A federal appeals court has ruled that the $7 billion Atlantic Coast Pipeline cannot be built across national forest land and the Appalachian Trail.
Atlantic Coast Pipeline

Cost estimates for the 600-mile Atlantic Coast Pipeline have risen by a half-billion dollars, to 7.5 billion dollars, and its projected completion date has been pushed back by a year to 2021, amid legal delays on key environmental permits. But lead developer Dominion Energy of Virginia says it still expects to finish the pipeline.

The company is appealing decisions by the Fourth Circuit Court of Appeals in Richmond in December that put on hold key permits from the U.S. Fish & Wildlife Service and U.S. Forest Service.  

"We are actively pursuing multiple paths to resolve all outstanding permit issues, including judicial, legislative and administrative avenues," Dominion CEO Thomas Farrell told Wall Street analysts Friday.

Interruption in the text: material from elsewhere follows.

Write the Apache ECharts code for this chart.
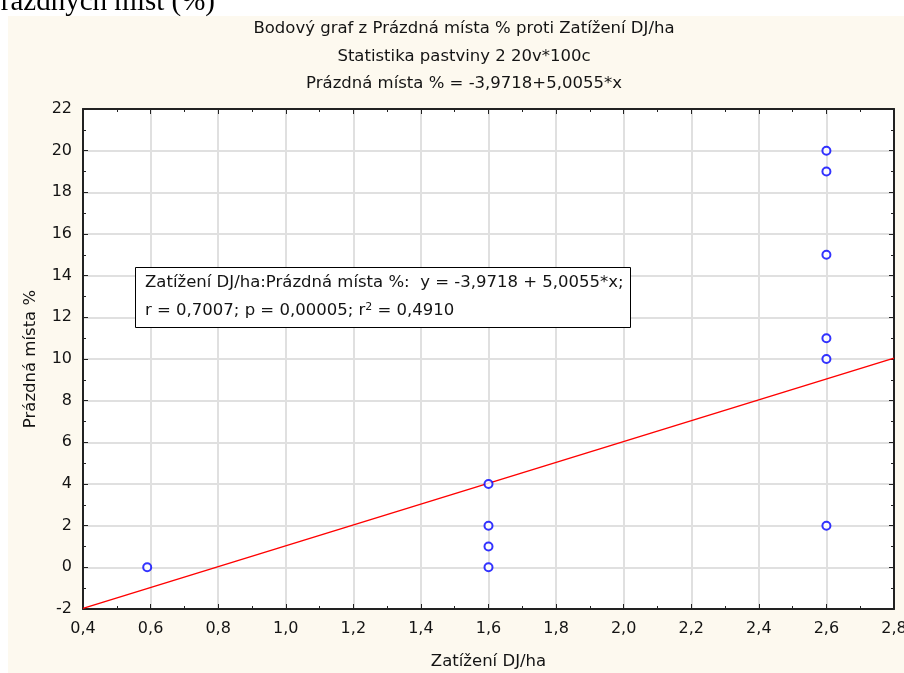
<!DOCTYPE html>
<html>
<head>
<meta charset="utf-8">
<script src="https://cdn.jsdelivr.net/npm/echarts@6/dist/echarts.min.js"></script>
<style>
html,body{margin:0;padding:0;background:#fff;}
#panel{position:absolute;left:8px;top:16px;width:896px;height:657px;background:#fdf9ef;}
#chart{position:absolute;left:0;top:0;width:904px;height:673px;}
</style>
</head>
<body>
<div id="panel"></div>
<div id="chart"></div>
<script>
// ---- data ----
var xValues = [0.59, 1.6, 1.6, 1.6, 1.6, 2.6, 2.6, 2.6, 2.6, 2.6, 2.6];
var yValues = [0, 4, 2, 1, 0, 20, 19, 15, 11, 10, 2];
var regIntercept = -3.9718;
var regSlope = 5.0055;
var xRange = [0.4, 2.8];
var yRange = [-2, 22];
var titleLines = [
  'Bodový graf z Prázdná místa % proti Zatížení DJ/ha',
  'Statistika pastviny 2 20v*100c',
  'Prázdná místa % = -3,9718+5,0055*x'
];
var xName = 'Zatížení DJ/ha';
var yName = 'Prázdná místa %';
var headerText = 'Prázdných míst (%)';
var statLine1 = 'Zatížení DJ/ha:Prázdná místa %:  y = -3,9718 + 5,0055*x;';
var statLine2a = 'r = 0,7007; p = 0,00005; r';
var statLine2b = '2';
var statLine2c = ' = 0,4910';

var FONT = 'DejaVu Sans, Verdana, sans-serif';
var TXT = '#141414';

var points = xValues.map(function (x, i) { return [x, yValues[i]]; });
var regLine = xRange.map(function (x) { return [x, regIntercept + regSlope * x]; });

var chart = echarts.init(document.getElementById('chart'), null, {renderer: 'canvas'});

function axisCommon(showLabel) {
  return {
    axisLine: {show: true, onZero: false, lineStyle: {color: '#222', width: 2}},
    axisTick: {show: true, inside: true, length: 5, lineStyle: {color: '#222', width: 1}},
    minorTick: {show: true, splitNumber: 2, length: 3, lineStyle: {color: '#222', width: 1}},
    axisLabel: {show: showLabel},
    splitLine: {show: false},
    minorSplitLine: {show: false}
  };
}

var xBottom = Object.assign(axisCommon(true), {
  type: 'value', position: 'bottom', min: xRange[0], max: xRange[1], interval: 0.2,
  name: xName, nameLocation: 'middle', nameGap: 44,
  nameTextStyle: {fontFamily: FONT, fontSize: 16.5, color: TXT},
  splitLine: {show: true, lineStyle: {color: '#e0e0e0', width: 2}}
});
xBottom.axisLabel = {show: true, margin: 12, fontFamily: FONT, fontSize: 16, color: TXT,
  formatter: function (v) { return v.toFixed(1).replace('.', ','); }};
var xTop = Object.assign(axisCommon(false), {
  type: 'value', position: 'top', min: xRange[0], max: xRange[1], interval: 0.2
});
var yLeft = Object.assign(axisCommon(true), {
  type: 'value', position: 'left', min: yRange[0], max: yRange[1], interval: 2,
  name: yName, nameLocation: 'middle', nameGap: 44,
  nameTextStyle: {fontFamily: FONT, fontSize: 16.5, color: TXT},
  splitLine: {show: true, lineStyle: {color: '#e0e0e0', width: 2}}
});
yLeft.axisLabel = {show: true, margin: 11, fontFamily: FONT, fontSize: 16, color: TXT,
  formatter: function (v) { return String(Math.round(v)); }};
var yRight = Object.assign(axisCommon(false), {
  type: 'value', position: 'right', min: yRange[0], max: yRange[1], interval: 2
});

var graphics = [
  {type: 'text', x: 215, y: 2, z: 100,
   style: {text: headerText, fontFamily: 'Liberation Serif, Times New Roman, serif', fontSize: 29,
     fill: '#000', align: 'right', verticalAlign: 'middle'}},
  {type: 'group', z: 100, children: [
    {type: 'rect', shape: {x: 135.5, y: 267.5, width: 495, height: 60}, z: 100,
     style: {fill: '#fff', stroke: '#000', lineWidth: 1}},
    {type: 'text', x: 145, y: 283, z: 101,
     style: {text: statLine1, fontFamily: FONT, fontSize: 16.5, fill: TXT, verticalAlign: 'middle'}},
    {type: 'text', x: 145, y: 311, z: 101,
     style: {text: '{a|' + statLine2a + '}{s|' + statLine2b + '}{a|' + statLine2c + '}',
       fontFamily: FONT, fontSize: 16.5, fill: TXT, verticalAlign: 'middle',
       rich: {a: {fontFamily: FONT, fontSize: 16.5, color: TXT},
              s: {fontFamily: FONT, fontSize: 11, color: TXT, verticalAlign: 'top', padding: [0, 0, 8, 0]}}}}
  ]}
];
titleLines.forEach(function (t, i) {
  graphics.push({type: 'text', x: 464, y: [29, 57, 84][i], z: 100,
    style: {text: t, fontFamily: FONT, fontSize: 16.5, fill: TXT, align: 'center', verticalAlign: 'middle'}});
});

chart.setOption({
  backgroundColor: 'transparent',
  animation: false,
  grid: {left: 83, right: 10, top: 109, bottom: 64, show: true, backgroundColor: '#ffffff', borderWidth: 0,
         containLabel: false, outerBoundsMode: 'none'},
  xAxis: [xBottom, xTop],
  yAxis: [yLeft, yRight],
  graphic: graphics,
  series: [
    {type: 'line', data: regLine, xAxisIndex: 0, yAxisIndex: 0, symbol: 'none',
     lineStyle: {color: '#ff0000', width: 1.5}, z: 3, silent: true},
    {type: 'scatter', data: points, xAxisIndex: 0, yAxisIndex: 0, symbol: 'emptyCircle', symbolSize: 8,
     itemStyle: {color: '#0000ff', borderColor: '#0000ff', borderWidth: 1.5}, z: 4}
  ]
});
</script>
</body>
</html>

Duke Energy and its subsidiary Piedmont Natural Gas are partners in the pipeline, which would carry fracked gas from West Virginia to Virginia and North Carolina.

Citizens and environmental groups have filed multiple lawsuits trying to stop the project. Dominion halted construction after the appeals court decisions.

Farrell told Wall Street analysts last week that if delays are resolved, full construction could resume this fall, and parts of the pipeline could open in late 2020, a year later than expected. Full service would begin in 2021.

He said the pipeline now is expected to cost $7 billion to $7.5 billion, up $500 million from previous estimates. That's also about $3 billion more than originally forecast.

Dominion has warned that the pipeline will not contribute to its earnings as soon as expected.  

The delays also are expected to affect Duke Energy's projections. Duke will report quarterly earnings on Feb. 14.

Separately, Dominion said its profit in the quarter that ended Dec. 31 was $641 million, or 97 cents a share. That was down from $1.3 billion ($2.04 per share) for the same period in 2017. The difference was primarily attributable to lower renewable energy investment tax credits, higher storm restoration expense and higher interest expense partially offset by the Cove Point liquefaction project and the benefit of tax reform.

During the fourth quarter, Dominion also received final regulatory approvals for its acquisition of South Carolina-based SCANA, the parent of SCE&G and gas company PSNC. The merger was completed on Jan. 1.